▶ [Task statement]
Give back only the lines in the records below from the one with "Reproduce this chart with matplotlib." to the one with "ax = fig.add_axes([0.2541, 0.1145, 0.7284, 0.6036])", both inclusive, word for word.

▶ [Input material]
▽

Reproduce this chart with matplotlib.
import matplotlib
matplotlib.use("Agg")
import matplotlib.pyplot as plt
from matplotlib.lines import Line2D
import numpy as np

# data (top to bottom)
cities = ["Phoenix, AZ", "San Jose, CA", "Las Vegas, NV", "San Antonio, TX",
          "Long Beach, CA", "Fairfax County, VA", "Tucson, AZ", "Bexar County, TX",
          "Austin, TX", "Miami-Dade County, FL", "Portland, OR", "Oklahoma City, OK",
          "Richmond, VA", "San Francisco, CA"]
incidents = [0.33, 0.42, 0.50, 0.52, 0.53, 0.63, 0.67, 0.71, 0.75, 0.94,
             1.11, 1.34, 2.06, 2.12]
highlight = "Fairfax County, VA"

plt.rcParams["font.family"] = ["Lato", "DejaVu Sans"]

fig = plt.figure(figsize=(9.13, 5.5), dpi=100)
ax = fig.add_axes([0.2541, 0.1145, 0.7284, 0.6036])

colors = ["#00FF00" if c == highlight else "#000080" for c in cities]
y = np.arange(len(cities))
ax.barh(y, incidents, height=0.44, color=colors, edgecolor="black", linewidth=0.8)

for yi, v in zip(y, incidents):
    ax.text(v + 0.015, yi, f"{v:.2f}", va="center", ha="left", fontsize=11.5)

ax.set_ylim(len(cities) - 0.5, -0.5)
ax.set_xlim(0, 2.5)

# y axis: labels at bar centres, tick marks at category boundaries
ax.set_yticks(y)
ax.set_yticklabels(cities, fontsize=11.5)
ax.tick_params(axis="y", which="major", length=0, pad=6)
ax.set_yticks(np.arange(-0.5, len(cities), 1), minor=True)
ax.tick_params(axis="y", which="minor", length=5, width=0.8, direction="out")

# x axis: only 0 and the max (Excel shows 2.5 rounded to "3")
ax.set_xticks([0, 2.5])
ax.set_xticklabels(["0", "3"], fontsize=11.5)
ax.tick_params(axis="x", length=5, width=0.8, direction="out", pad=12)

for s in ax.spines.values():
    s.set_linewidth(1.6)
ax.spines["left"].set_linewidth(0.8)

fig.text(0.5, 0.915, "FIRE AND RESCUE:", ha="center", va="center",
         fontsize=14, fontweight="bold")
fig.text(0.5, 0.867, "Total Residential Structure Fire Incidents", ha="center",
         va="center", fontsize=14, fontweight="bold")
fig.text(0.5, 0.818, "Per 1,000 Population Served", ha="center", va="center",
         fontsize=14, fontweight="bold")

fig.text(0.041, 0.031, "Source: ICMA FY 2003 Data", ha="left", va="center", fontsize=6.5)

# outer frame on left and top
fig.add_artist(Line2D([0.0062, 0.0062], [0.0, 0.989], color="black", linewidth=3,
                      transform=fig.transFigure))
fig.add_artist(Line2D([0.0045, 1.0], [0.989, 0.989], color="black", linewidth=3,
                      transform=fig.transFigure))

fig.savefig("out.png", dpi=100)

△
▽

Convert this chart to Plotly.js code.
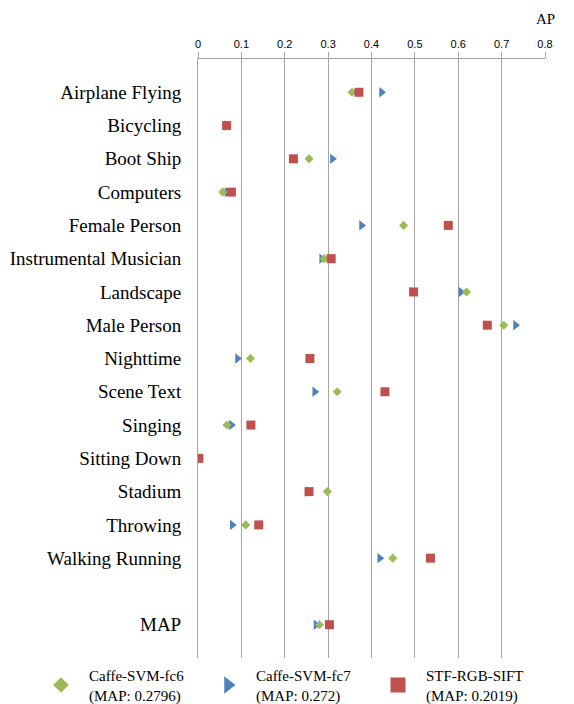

△

▶ [Solution for this task]
Reproduce this chart with matplotlib.
import matplotlib
matplotlib.use("Agg")
import matplotlib.pyplot as plt
from matplotlib.lines import Line2D
import numpy as np

# data (top to bottom)
cities = ["Phoenix, AZ", "San Jose, CA", "Las Vegas, NV", "San Antonio, TX",
          "Long Beach, CA", "Fairfax County, VA", "Tucson, AZ", "Bexar County, TX",
          "Austin, TX", "Miami-Dade County, FL", "Portland, OR", "Oklahoma City, OK",
          "Richmond, VA", "San Francisco, CA"]
incidents = [0.33, 0.42, 0.50, 0.52, 0.53, 0.63, 0.67, 0.71, 0.75, 0.94,
             1.11, 1.34, 2.06, 2.12]
highlight = "Fairfax County, VA"

plt.rcParams["font.family"] = ["Lato", "DejaVu Sans"]

fig = plt.figure(figsize=(9.13, 5.5), dpi=100)
ax = fig.add_axes([0.2541, 0.1145, 0.7284, 0.6036])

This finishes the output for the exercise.